Underhill is an Associate Professor of Art and Art History at Colgate University, before which she received her MFA from the University at Buffalo (1982). She has been honored with the Light Work Grant (1995), NEA Visual Artists’ Fellowship (1984, 1990), and the NYFA Photographers’ Fellowship (1989).

Tobaron Waxman, Toronto, Ontario
http://www.artic.edu/~twaxma

Tobaron Waxman is a performance artist, specializing in digital media and voice. His work contextualizes gender, embodiment, and the physical experience of time as systems of inscription. His work includes elements of traditional Jewish texts and philosophy, as well as politics and desire. He uses technologies of photography and video, choreography, liturgy, Internet and performance to interrogate concepts of 'Gender', 'Conflict', 'Consent', 'Other', and 'Israel'.

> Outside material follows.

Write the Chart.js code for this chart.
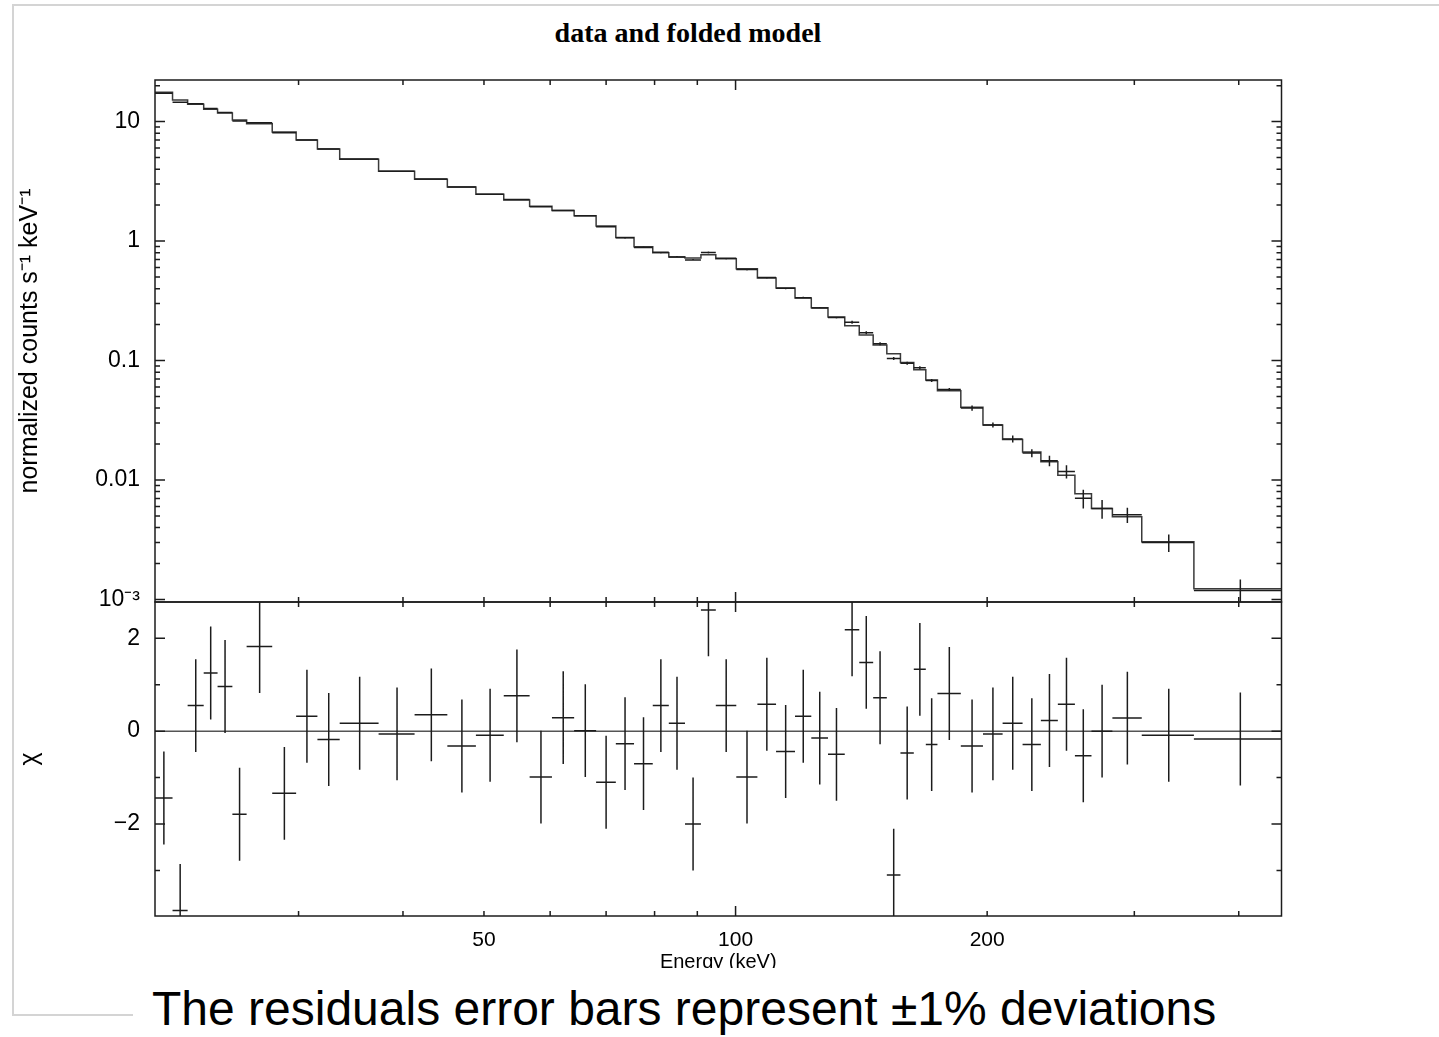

He will be exhibiting a number of photographs from several projects including Amidah series. The title refers to the silent prayer performed thrice daily, an homage to the ancestors, an exercise in transcending the context of the group as a series of intimacies with the sacred, and a series of numerical groupings of metaphysical resonance. The images are also a meditation on the transgender experience of a man with a womb.

Waxman is the recipient of a Franklin Furnace Performance Art Award (funded by NYFA and the Jerome Foundation) and to date, three Canada Council for the Arts grants (2003,2005,2006). His videos and installations have been shown internationally including at Mix New York, Mix Brazil, Lesbian Film Festival in Berlin, Frameline Persistent Vision Conference in San Francisco, Flaming Film Festival at the Intermedia Arts Center of Minneapolis, CoCA in Seattle. He was invited artist at Toronto Alternative Art Fair International, 2005. He has been published in GLQ, LTTR, and FUSE magazine. He has been invited to conduct workshops and speak at such notable institutions as the School of Religious Studies, University of London, UC Irvine and Videotage Hong Kong. His work was recently published as one of the 200 best photobased artists in Canada in Carte Blanche, the first ever juried compendium of Canadian photography. Waxman also studies and performs Jewish liturgical music as a cantorial soloist.